▶ EXERCISE BRIEF:
Pictures do not belong in your copy. Repeat all the other data exactly.

▶ GIVEN MATERIAL:
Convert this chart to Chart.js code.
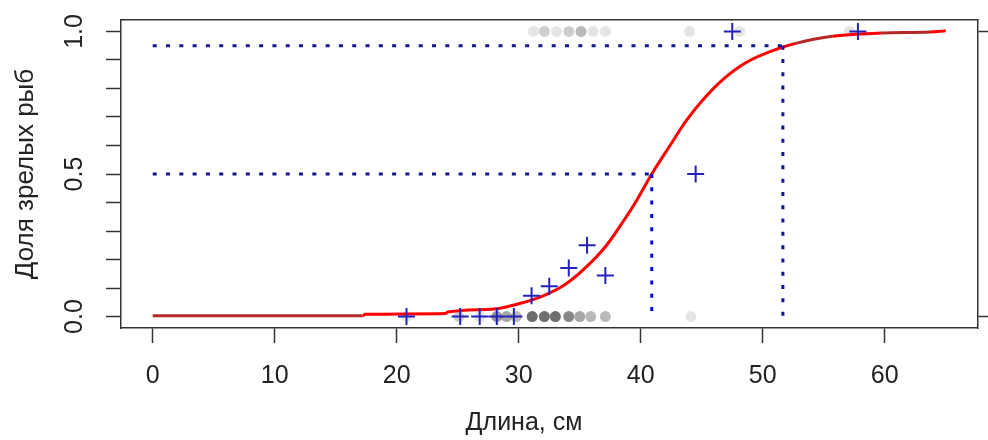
<!DOCTYPE html>
<html>
<head>
<meta charset="utf-8">
<script src="https://cdn.jsdelivr.net/npm/chart.js@4"></script>
<style>
  body { margin: 0; background: #fff; }
  canvas { display: block; }
</style>
</head>
<body>
<canvas id="chart" width="988" height="440"></canvas>
<script>
const FONT = '"Liberation Sans", Arial, sans-serif';

// axes
const xTicks = [0, 10, 20, 30, 40, 50, 60];
const yTicks = [0, 0.1, 0.2, 0.3, 0.4, 0.5, 0.6, 0.7, 0.8, 0.9, 1.0];
const yTickLabels = [0, 0.5, 1.0];
const xTitle = "Длина, см";
const yTitle = "Доля зрелых рыб";

// proportion of mature fish by length (blue +)
const propLen = [20.8, 25.2, 26.8, 28.2, 29.6, 31.05, 32.5, 34.1, 35.6, 37.1, 44.5, 47.5, 57.8];
const propVal = [0, 0, 0, 0, 0, 0.073, 0.106, 0.17, 0.25, 0.144, 0.5, 1, 1];

// individual fish (grey dots): length and how many overlap there
const immLen = [20.8, 25.1, 26.8, 28.2, 29.0, 29.8, 31.1, 32.1, 33.0, 34.1, 35.0, 35.9, 37.1, 44.1];
const immCount = [1, 2, 1, 5, 4, 3, 8, 8, 8, 6, 4, 3, 3, 1];
const matLen = [31.2, 32.1, 33.1, 34.1, 35.1, 36.1, 37.1, 44.0, 48.1, 57.1];
const matCount = [1, 2, 1, 2, 3, 1, 1, 1, 1, 1];

// fitted curve
const curveX = [0, 17.2, 17.4, 24, 24.2, 28, 30, 32, 33.7, 35.3, 37.1, 38.5, 39.7, 40.9, 42.4, 43.7, 45.1, 46.7, 48.6, 51.3, 52.7, 55.7, 59.7, 63.7, 65];
const curveY = [0.003, 0.003, 0.008, 0.011, 0.016, 0.027, 0.045, 0.073, 0.11, 0.165, 0.245, 0.33, 0.41, 0.50, 0.60, 0.685, 0.76, 0.83, 0.89, 0.94, 0.958, 0.983, 0.994, 0.998, 1.002];

// L50 / L95
const l50 = 40.9, p50 = 0.5;
const l95 = 51.65, p95 = 0.95;

const darkRanges = [[0, 17.2], [52.7, 55.7], [59.7, 63.7]];

function repeatPoints(xs, counts, y) {
  const out = [];
  xs.forEach((x, i) => { for (let k = 0; k < counts[i]; k++) out.push({ x: x, y: y }); });
  return out;
}

const dots = repeatPoints(immLen, immCount, 0).concat(repeatPoints(matLen, matCount, 1));

function dotted(points, color) {
  return {
    type: 'line', data: points, borderColor: color, borderWidth: 3,
    borderDash: [4, 9.3], pointRadius: 0, order: 1
  };
}

const textPlugin = {
  id: 'rtext',
  afterDraw(chart) {
    const ctx = chart.ctx;
    const ys = chart.scales.y;
    const area = chart.chartArea;
    ctx.save();
    ctx.fillStyle = '#222';
    ctx.textAlign = 'center';
    ctx.textBaseline = 'alphabetic';
    ctx.font = '25px ' + FONT;
    yTickLabels.forEach(v => {
      ctx.save();
      ctx.translate(82, ys.getPixelForValue(v));
      ctx.rotate(-Math.PI / 2);
      ctx.fillText(v.toFixed(1), 0, 0);
      ctx.restore();
    });
    ctx.save();
    ctx.font = '26px ' + FONT;
    ctx.translate(33, (area.top + area.bottom) / 2);
    ctx.rotate(-Math.PI / 2);
    ctx.fillText(yTitle, 0, 0);
    ctx.restore();
    ctx.font = '25px ' + FONT;
    ctx.fillText(xTitle, 524, 430);
    ctx.restore();
  }
};

const axisColor = '#333';
const tickGrid = { drawOnChartArea: false, drawTicks: true, tickLength: 15, tickColor: axisColor, tickWidth: 1.5 };
const border = { display: true, color: axisColor, width: 1.5 };

new Chart(document.getElementById('chart'), {
  type: 'scatter',
  data: {
    datasets: [
      {
        data: propLen.map((x, i) => ({ x: x, y: propVal[i] })),
        pointStyle: 'cross', pointRadius: 8.5, borderColor: '#2222bb',
        borderWidth: 2, backgroundColor: '#2222bb', order: 0
      },
      dotted([{ x: 0, y: p50 }, { x: l50, y: p50 }], '#16168f'),
      dotted([{ x: l50, y: p50 }, { x: l50, y: 0 }], '#0000ee'),
      dotted([{ x: 0, y: p95 }, { x: l95, y: p95 }], '#16168f'),
      dotted([{ x: l95, y: p95 }, { x: l95, y: 0 }], '#101099'),
      {
        type: 'line',
        data: curveX.map((x, i) => ({ x: x, y: curveY[i] })),
        borderColor: '#ff0000', borderWidth: 3, pointRadius: 0,
        cubicInterpolationMode: 'monotone', order: 2,
        segment: {
          borderColor: c => darkRanges.some(r => c.p0.parsed.x >= r[0] && c.p1.parsed.x <= r[1]) ? '#b42828' : '#ff0000'
        }
      },
      {
        data: dots, pointRadius: 5.5, borderWidth: 0,
        backgroundColor: 'rgba(0,0,0,0.1)', order: 3
      }
    ]
  },
  options: {
    responsive: false,
    animation: false,
    devicePixelRatio: 1,
    layout: { padding: 0 },
    plugins: { legend: { display: false }, tooltip: { enabled: false } },
    scales: {
      x: {
        type: 'linear', position: 'bottom', min: -2.6, max: 67.6,
        afterBuildTicks: s => { s.ticks = xTicks.map(v => ({ value: v })); },
        afterFit: s => { s.height = 112; },
        ticks: { font: { family: FONT, size: 25 }, color: '#222', padding: 18, maxRotation: 0, autoSkip: false },
        grid: tickGrid, border: border
      },
      x2: {
        type: 'linear', position: 'top', min: -2.6, max: 67.6,
        afterFit: s => { s.height = 20; },
        ticks: { display: false }, grid: { display: false }, border: border
      },
      y: {
        type: 'linear', position: 'left', min: -0.04, max: 1.04,
        afterBuildTicks: s => { s.ticks = yTicks.map(v => ({ value: v })); },
        afterFit: s => { s.width = 121; },
        ticks: { display: false }, grid: tickGrid, border: border
      },
      y2: {
        type: 'linear', position: 'right', min: -0.04, max: 1.04,
        afterBuildTicks: s => { s.ticks = [0, 1].map(v => ({ value: v })); },
        afterFit: s => { s.width = 5; },
        ticks: { display: false }, grid: tickGrid, border: border
      }
    }
  },
  plugins: [textPlugin]
});
</script>
</body>
</html>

▶ ANSWER FOR THIS EXERCISE:
Convert this chart to Chart.js code.
<!DOCTYPE html>
<html>
<head>
<meta charset="utf-8">
<script src="https://cdn.jsdelivr.net/npm/chart.js@4"></script>
<style>
  body { margin: 0; background: #fff; }
  canvas { display: block; }
</style>
</head>
<body>
<canvas id="chart" width="988" height="440"></canvas>
<script>
const FONT = '"Liberation Sans", Arial, sans-serif';

// axes
const xTicks = [0, 10, 20, 30, 40, 50, 60];
const yTicks = [0, 0.1, 0.2, 0.3, 0.4, 0.5, 0.6, 0.7, 0.8, 0.9, 1.0];
const yTickLabels = [0, 0.5, 1.0];
const xTitle = "Длина, см";
const yTitle = "Доля зрелых рыб";

// proportion of mature fish by length (blue +)
const propLen = [20.8, 25.2, 26.8, 28.2, 29.6, 31.05, 32.5, 34.1, 35.6, 37.1, 44.5, 47.5, 57.8];
const propVal = [0, 0, 0, 0, 0, 0.073, 0.106, 0.17, 0.25, 0.144, 0.5, 1, 1];

// individual fish (grey dots): length and how many overlap there
const immLen = [20.8, 25.1, 26.8, 28.2, 29.0, 29.8, 31.1, 32.1, 33.0, 34.1, 35.0, 35.9, 37.1, 44.1];
const immCount = [1, 2, 1, 5, 4, 3, 8, 8, 8, 6, 4, 3, 3, 1];
const matLen = [31.2, 32.1, 33.1, 34.1, 35.1, 36.1, 37.1, 44.0, 48.1, 57.1];
const matCount = [1, 2, 1, 2, 3, 1, 1, 1, 1, 1];

// fitted curve
const curveX = [0, 17.2, 17.4, 24, 24.2, 28, 30, 32, 33.7, 35.3, 37.1, 38.5, 39.7, 40.9, 42.4, 43.7, 45.1, 46.7, 48.6, 51.3, 52.7, 55.7, 59.7, 63.7, 65];
const curveY = [0.003, 0.003, 0.008, 0.011, 0.016, 0.027, 0.045, 0.073, 0.11, 0.165, 0.245, 0.33, 0.41, 0.50, 0.60, 0.685, 0.76, 0.83, 0.89, 0.94, 0.958, 0.983, 0.994, 0.998, 1.002];

// L50 / L95
const l50 = 40.9, p50 = 0.5;
const l95 = 51.65, p95 = 0.95;

const darkRanges = [[0, 17.2], [52.7, 55.7], [59.7, 63.7]];

function repeatPoints(xs, counts, y) {
  const out = [];
  xs.forEach((x, i) => { for (let k = 0; k < counts[i]; k++) out.push({ x: x, y: y }); });
  return out;
}

const dots = repeatPoints(immLen, immCount, 0).concat(repeatPoints(matLen, matCount, 1));

function dotted(points, color) {
  return {
    type: 'line', data: points, borderColor: color, borderWidth: 3,
    borderDash: [4, 9.3], pointRadius: 0, order: 1
  };
}

const textPlugin = {
  id: 'rtext',
  afterDraw(chart) {
    const ctx = chart.ctx;
    const ys = chart.scales.y;
    const area = chart.chartArea;
    ctx.save();
    ctx.fillStyle = '#222';
    ctx.textAlign = 'center';
    ctx.textBaseline = 'alphabetic';
    ctx.font = '25px ' + FONT;
    yTickLabels.forEach(v => {
      ctx.save();
      ctx.translate(82, ys.getPixelForValue(v));
      ctx.rotate(-Math.PI / 2);
      ctx.fillText(v.toFixed(1), 0, 0);
      ctx.restore();
    });
    ctx.save();
    ctx.font = '26px ' + FONT;
    ctx.translate(33, (area.top + area.bottom) / 2);
    ctx.rotate(-Math.PI / 2);
    ctx.fillText(yTitle, 0, 0);
    ctx.restore();
    ctx.font = '25px ' + FONT;
    ctx.fillText(xTitle, 524, 430);
    ctx.restore();
  }
};

const axisColor = '#333';
const tickGrid = { drawOnChartArea: false, drawTicks: true, tickLength: 15, tickColor: axisColor, tickWidth: 1.5 };
const border = { display: true, color: axisColor, width: 1.5 };

new Chart(document.getElementById('chart'), {
  type: 'scatter',
  data: {
    datasets: [
      {
        data: propLen.map((x, i) => ({ x: x, y: propVal[i] })),
        pointStyle: 'cross', pointRadius: 8.5, borderColor: '#2222bb',
        borderWidth: 2, backgroundColor: '#2222bb', order: 0
      },
      dotted([{ x: 0, y: p50 }, { x: l50, y: p50 }], '#16168f'),
      dotted([{ x: l50, y: p50 }, { x: l50, y: 0 }], '#0000ee'),
      dotted([{ x: 0, y: p95 }, { x: l95, y: p95 }], '#16168f'),
      dotted([{ x: l95, y: p95 }, { x: l95, y: 0 }], '#101099'),
      {
        type: 'line',
        data: curveX.map((x, i) => ({ x: x, y: curveY[i] })),
        borderColor: '#ff0000', borderWidth: 3, pointRadius: 0,
        cubicInterpolationMode: 'monotone', order: 2,
        segment: {
          borderColor: c => darkRanges.some(r => c.p0.parsed.x >= r[0] && c.p1.parsed.x <= r[1]) ? '#b42828' : '#ff0000'
        }
      },
      {
        data: dots, pointRadius: 5.5, borderWidth: 0,
        backgroundColor: 'rgba(0,0,0,0.1)', order: 3
      }
    ]
  },
  options: {
    responsive: false,
    animation: false,
    devicePixelRatio: 1,
    layout: { padding: 0 },
    plugins: { legend: { display: false }, tooltip: { enabled: false } },
    scales: {
      x: {
        type: 'linear', position: 'bottom', min: -2.6, max: 67.6,
        afterBuildTicks: s => { s.ticks = xTicks.map(v => ({ value: v })); },
        afterFit: s => { s.height = 112; },
        ticks: { font: { family: FONT, size: 25 }, color: '#222', padding: 18, maxRotation: 0, autoSkip: false },
        grid: tickGrid, border: border
      },
      x2: {
        type: 'linear', position: 'top', min: -2.6, max: 67.6,
        afterFit: s => { s.height = 20; },
        ticks: { display: false }, grid: { display: false }, border: border
      },
      y: {
        type: 'linear', position: 'left', min: -0.04, max: 1.04,
        afterBuildTicks: s => { s.ticks = yTicks.map(v => ({ value: v })); },
        afterFit: s => { s.width = 121; },
        ticks: { display: false }, grid: tickGrid, border: border
      },
      y2: {
        type: 'linear', position: 'right', min: -0.04, max: 1.04,
        afterBuildTicks: s => { s.ticks = [0, 1].map(v => ({ value: v })); },
        afterFit: s => { s.width = 5; },
        ticks: { display: false }, grid: tickGrid, border: border
      }
    }
  },
  plugins: [textPlugin]
});
</script>
</body>
</html>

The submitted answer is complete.